Las palabras del Apóstol se grabaron en el corazón de la madre Teodora Guerin cuando, en el año 1840, con sus cinco compañeras, abandonó su tierra natal, Francia, para afrontar las incertidumbres y los peligros del territorio fronterizo de Indiana. Su vida y su obra estuvieron guiadas siempre por la mano segura de la Providencia, en la que tenía plena confianza. Comprendió que debía consagrarse al servicio de Dios, tratando siempre de cumplir su voluntad. A pesar de las dificultades e incomprensiones iniciales y de los sucesivos sufrimientos y aflicciones, sintió profundamente que Dios bendecía su congregación de Hermanas de la Providencia, haciéndola crecer y creando una unión de corazones entre sus miembros. En las escuelas y los orfanatos de la congregación, el testimonio de la madre Teodora hizo que numerosos muchachos y muchachas experimentaran en su vida la protección amorosa de Dios.
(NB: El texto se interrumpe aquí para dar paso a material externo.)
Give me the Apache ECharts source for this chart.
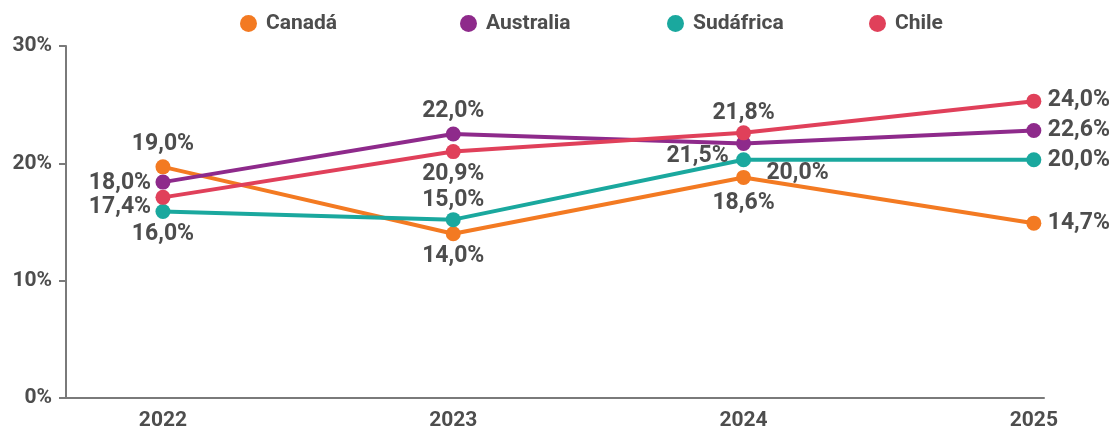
<!DOCTYPE html>
<html>
<head>
<meta charset="utf-8">
<script src="https://cdn.jsdelivr.net/npm/echarts@6/dist/echarts.min.js"></script>
<style>
html,body{margin:0;padding:0;background:#fff;}
#chart{width:1117px;height:431px;}
</style>
</head>
<body>
<div id="chart"></div>
<script>
// ---- data ----
const years = [2022, 2023, 2024, 2025];
const seriesNames = ['Canadá', 'Australia', 'Sudáfrica', 'Chile'];
// plotted positions (in %)
const canada    = [19.7, 14.0, 18.8, 14.9];
const australia = [18.4, 22.5, 21.7, 22.8];
const sudafrica = [15.9, 15.2, 20.3, 20.3];
const chile     = [17.1, 21.0, 22.6, 25.3];
// printed data labels
const canadaLabels    = ['19,0%', '14,0%', '18,6%', '14,7%'];
const australiaLabels = ['18,0%', '22,0%', '21,5%', '22,6%'];
const sudafricaLabels = ['16,0%', '15,0%', '20,0%', '20,0%'];
const chileLabels     = ['17,4%', '20,9%', '21,8%', '24,0%'];
const yTicks = [0, 10, 20, 30];

// ---- styling ----
const FONT = "'Roboto', 'Liberation Sans', sans-serif";
const TXT = '#4d4d4d';
const AXIS = '#7a7a7a';
const colors = ['#f37a22', '#8e2a8b', '#1aa89e', '#e0405a'];
const values = [canada, australia, sudafrica, chile];
const labels = [canadaLabels, australiaLabels, sudafricaLabels, chileLabels];
// label offsets (label centre relative to point)
const offsets = [
  [[0,-23],[0,23],[0,26],[45,0]],
  [[-43,1],[0,-23],[-46,13],[45,0]],
  [[0,23],[0,-19],[54,13],[45,0]],
  [[-43,10],[0,23],[0,-20],[45,-1]]
];
const legendLeft = [235, 455, 662, 864];

const series = seriesNames.map((name, s) => ({
  name: name,
  type: 'line',
  data: years.map((y, i) => ({
    value: [y, values[s][i]],
    label: {
      show: true,
      position: 'inside',
      offset: offsets[s][i],
      formatter: labels[s][i]
    }
  })),
  symbol: 'circle',
  symbolSize: 15,
  lineStyle: {width: 4, color: colors[s]},
  itemStyle: {color: colors[s]},
  label: {
    fontFamily: FONT, fontWeight: 'bold', fontSize: 23, color: TXT
  },
  emphasis: {disabled: true},
  animation: false
}));

const legends = seriesNames.map((name, s) => ({
  data: [name],
  left: legendLeft[s],
  top: 8,
  icon: 'circle',
  itemWidth: 17,
  itemHeight: 17,
  textStyle: {fontFamily: FONT, fontWeight: 'bold', fontSize: 21, color: TXT, padding: [0,0,0,4]},
  selectedMode: false
}));

const chart = echarts.init(document.getElementById('chart'), null, {renderer: 'canvas'});
chart.setOption({
  backgroundColor: '#fff',
  animation: false,
  color: colors,
  legend: legends,
  grid: {left: 66, right: 73, top: 46, bottom: 30, containLabel: false},
  xAxis: {
    type: 'value',
    min: 2021.666,
    max: 2025.035,
    axisLine: {show: true, lineStyle: {color: AXIS, width: 2}},
    axisTick: {show: false},
    splitLine: {show: false},
    axisLabel: {
      customValues: years,
      formatter: v => String(v),
      fontFamily: FONT, fontWeight: 'bold', fontSize: 21, color: TXT, margin: 12
    }
  },
  yAxis: {
    type: 'value',
    min: yTicks[0],
    max: yTicks[yTicks.length - 1],
    interval: 10,
    axisLine: {show: true, lineStyle: {color: AXIS, width: 2}},
    axisTick: {show: true, length: 7, lineStyle: {color: AXIS, width: 2}},
    splitLine: {show: false},
    axisLabel: {
      formatter: '{value}%',
      fontFamily: FONT, fontWeight: 'bold', fontSize: 21, color: TXT, margin: 14
    }
  },
  series: series
});
</script>
</body>
</html>
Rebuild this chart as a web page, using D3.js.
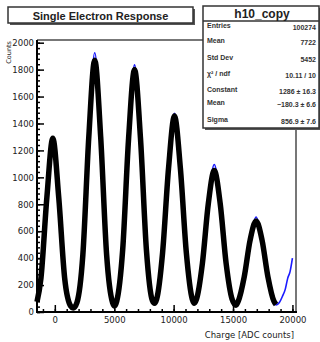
<!DOCTYPE html>
<html>
<head>
<meta charset="utf-8">
<script src="https://cdn.jsdelivr.net/npm/d3@7"></script>
<style>
  body { margin: 0; background: #fff; }
  svg { display: block; }
</style>
</head>
<body>
<div id="chart"></div>
<script>
// fit curve (black, thick)
const fitX = [-1500, -1170, -670, -170, 330, 830, 1330, 1550, 1860, 2360, 2860, 3360, 3860, 4360, 4860, 5040,
  5210, 5710, 6210, 6710, 7210, 7710, 8210, 8390, 8570, 9070, 9570, 10070, 10570, 11070, 11570, 11740,
  11920, 12420, 12920, 13420, 13920, 14420, 14920, 15250, 15440, 15940, 16440, 16940, 17440, 17940, 18440, 18620]
const fitY = [75, 250, 850, 1290, 850, 250, 45, 30, 70, 425, 1300, 1870, 1300, 425, 70, 45,
  80, 460, 1290, 1800, 1290, 460, 85, 65, 95, 440, 1065, 1455, 1065, 440, 95, 65,
  93, 360, 805, 1050, 805, 360, 95, 50, 80, 260, 535, 675, 535, 260, 80, 55]

// histogram (blue)
const histX = fitX.concat([18900, 19150, 19400, 19600, 19800, 20000])
const histY = [75, 250, 860, 1300, 860, 250, 45, 30, 70, 430, 1310, 1925, 1310, 430, 70, 45,
  80, 465, 1300, 1835, 1300, 465, 85, 65, 95, 445, 1075, 1475, 1075, 445, 95, 65,
  93, 365, 815, 1095, 815, 365, 95, 50, 80, 265, 545, 705, 545, 265, 80, 52,
  70, 115, 170, 250, 300, 400]

const yTicks = [0, 200, 400, 600, 800, 1000, 1200, 1400, 1600, 1800, 2000]
const xTicks = [0, 5000, 10000, 15000, 20000]

const statLabels = ["Entries", "Mean", "Std Dev", "\u03c7\u00b2 / ndf", "Constant", "Mean", "Sigma"]
const statValues = ["100274", "7722", "5452", "10.11 / 10", "1286 \u00b1 16.3", "\u2212180.3 \u00b1 6.6", "856.9 \u00b1 7.6"]
const statRowsY = [28, 43, 60, 76, 92, 105, 122]

const W = 320, H = 342
const svg = d3.select("#chart").append("svg").attr("width", W).attr("height", H)

const x = d3.scaleLinear().domain([-1500, 20300]).range([37, 296])
const y = d3.scaleLinear().domain([0, 2020]).range([312, 40])

// frame (grey top/right)
svg.append("line").attr("x1", 37).attr("x2", 205).attr("y1", 40).attr("y2", 40)
  .attr("stroke", "#777").attr("stroke-width", 2)
svg.append("line").attr("x1", 296).attr("x2", 296).attr("y1", 40).attr("y2", 312)
  .attr("stroke", "#777").attr("stroke-width", 2)

// histogram and fit
svg.append("path")
  .datum(histX.map((d, i) => [d, histY[i]]))
  .attr("fill", "none").attr("stroke", "#1a1aff").attr("stroke-width", 1.6)
  .attr("d", d3.line().x(d => x(d[0])).y(d => y(d[1])).curve(d3.curveMonotoneX))

svg.append("path")
  .datum(fitX.map((d, i) => [d, fitY[i]]))
  .attr("fill", "none").attr("stroke", "#000").attr("stroke-width", 5.5)
  .attr("stroke-linejoin", "round")
  .attr("d", d3.line().x(d => x(d[0])).y(d => y(d[1])).curve(d3.curveMonotoneX))

// axes
const font = "DejaVu Sans, sans-serif"

const yMinor = svg.append("g").attr("transform", "translate(37,0)")
  .call(d3.axisLeft(y).tickValues(d3.range(0, 2021, 40)).tickSize(-3).tickFormat(""))
const yAxis = svg.append("g").attr("transform", "translate(37,0)")
  .call(d3.axisLeft(y).tickValues(yTicks).tickSize(-7).tickPadding(3).tickFormat(d3.format("d")))
const xMinor = svg.append("g").attr("transform", "translate(0,312)")
  .call(d3.axisBottom(x).tickValues(d3.range(-1000, 20300, 1000)).tickSize(-3).tickFormat(""))
const xAxis = svg.append("g").attr("transform", "translate(0,312)")
  .call(d3.axisBottom(x).tickValues(xTicks).tickSize(-7).tickPadding(5).tickFormat(d3.format("d")))

for (const g of [yMinor, yAxis, xMinor, xAxis]) {
  g.select(".domain").remove()
  g.selectAll(".tick line").attr("stroke", "#000").attr("stroke-width", 1.5)
  g.selectAll("text").attr("font-family", font).attr("font-size", 8.5).attr("fill", "#222")
}
svg.append("line").attr("x1", 37).attr("x2", 37).attr("y1", 40).attr("y2", 313)
  .attr("stroke", "#000").attr("stroke-width", 2)
svg.append("line").attr("x1", 36).attr("x2", 297).attr("y1", 312).attr("y2", 312)
  .attr("stroke", "#000").attr("stroke-width", 2)

// axis titles
svg.append("text").attr("x", 294).attr("y", 338).attr("text-anchor", "end")
  .attr("font-family", font).attr("font-size", 8.5).attr("fill", "#222")
  .text("Charge [ADC counts]")
svg.append("text").attr("transform", "translate(11,41) rotate(-90)").attr("text-anchor", "end")
  .attr("font-family", font).attr("font-size", 6.5).attr("fill", "#222")
  .text("Counts")

// title box
svg.append("rect").attr("x", 10).attr("y", 9).attr("width", 185).attr("height", 16).attr("fill", "#555")
svg.append("rect").attr("x", 8).attr("y", 7).attr("width", 185).attr("height", 16)
  .attr("fill", "#fff").attr("stroke", "#333").attr("stroke-width", 1.5)
svg.append("text").attr("x", 100.5).attr("y", 19.5).attr("text-anchor", "middle")
  .attr("font-family", "Liberation Sans, Arial, sans-serif").attr("font-weight", "bold")
  .attr("font-size", 11).attr("fill", "#222").text("Single Electron Response")

// stats box
svg.append("rect").attr("x", 205).attr("y", 8).attr("width", 116).attr("height", 122).attr("fill", "#555")
svg.append("rect").attr("x", 203).attr("y", 6).attr("width", 116).attr("height", 122)
  .attr("fill", "#fff").attr("stroke", "#333").attr("stroke-width", 1.5)
svg.append("line").attr("x1", 203).attr("x2", 319).attr("y1", 21).attr("y2", 21)
  .attr("stroke", "#333").attr("stroke-width", 1.5)
svg.append("text").attr("x", 262).attr("y", 18).attr("text-anchor", "middle")
  .attr("font-family", "Liberation Sans, Arial, sans-serif").attr("font-weight", "bold")
  .attr("font-size", 12).attr("fill", "#222").text("h10_copy")

const stats = svg.append("g").attr("font-family", "Liberation Sans, Arial, sans-serif")
  .attr("font-size", 7).attr("font-weight", "bold").attr("fill", "#333")
statLabels.forEach((s, i) => {
  stats.append("text").attr("x", 207).attr("y", statRowsY[i]).text(s)
  stats.append("text").attr("x", 316).attr("y", statRowsY[i] + 2).attr("text-anchor", "end").text(statValues[i])
})
</script>
</body>
</html>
Hoy, sigue enseñando a los cristianos a abandonarse en manos de la providencia de nuestro Padre celestial y a esforzarse con todo empeño por hacer lo que le agrada. La vida de la beata Teodora Guerin testimonia que todo es posible con Dios y por Dios. Que sus hijas espirituales y todos los que han experimentado su carisma vivan ese mismo espíritu hoy.

7. Amadísimos hermanos y hermanas, que habéis venido de diversas partes del mundo para participar en esta solemne celebración, os saludo cordialmente y os agradezco vuestra presencia.

El testimonio que dieron los nuevos beatos nos aliente a proseguir con generosidad por el camino del Evangelio. Al contemplarlos a ellos, que hallaron gracia ante Dios por su humilde obediencia a su voluntad, nuestro espíritu se sienta impulsado a seguir el Evangelio con paciente y constante generosidad.

«Quien sirve a Dios, es aceptado, su plegaria sube hasta las nubes» (Si 35, 16). La gran lección que nos dan nuestros hermanos es ésta: honrar, amar y servir a Dios con toda nuestra vida, conscientes siempre de que «todo el que se enaltece será humillado y el que se humilla será enaltecido» (Lc, 18, 14).

Dios, que «escucha las súplicas del oprimido» (Si 35, 13); que «está cerca de los atribulados» (Sal 33, 19); que libra a los pobres «de sus angustias» (Sal 33, 18); y que recompensa a los justos y restablece la justicia (cf. Si 35, 18), abra a todos con generosidad los tesoros de su misericordia.

Que la Virgen María, Reina de todos los santos, nos obtenga a nosotros y a todos los creyentes el don de la humildad y de la fidelidad, para que nuestra oración sea siempre auténtica y agradable al Señor. Amén.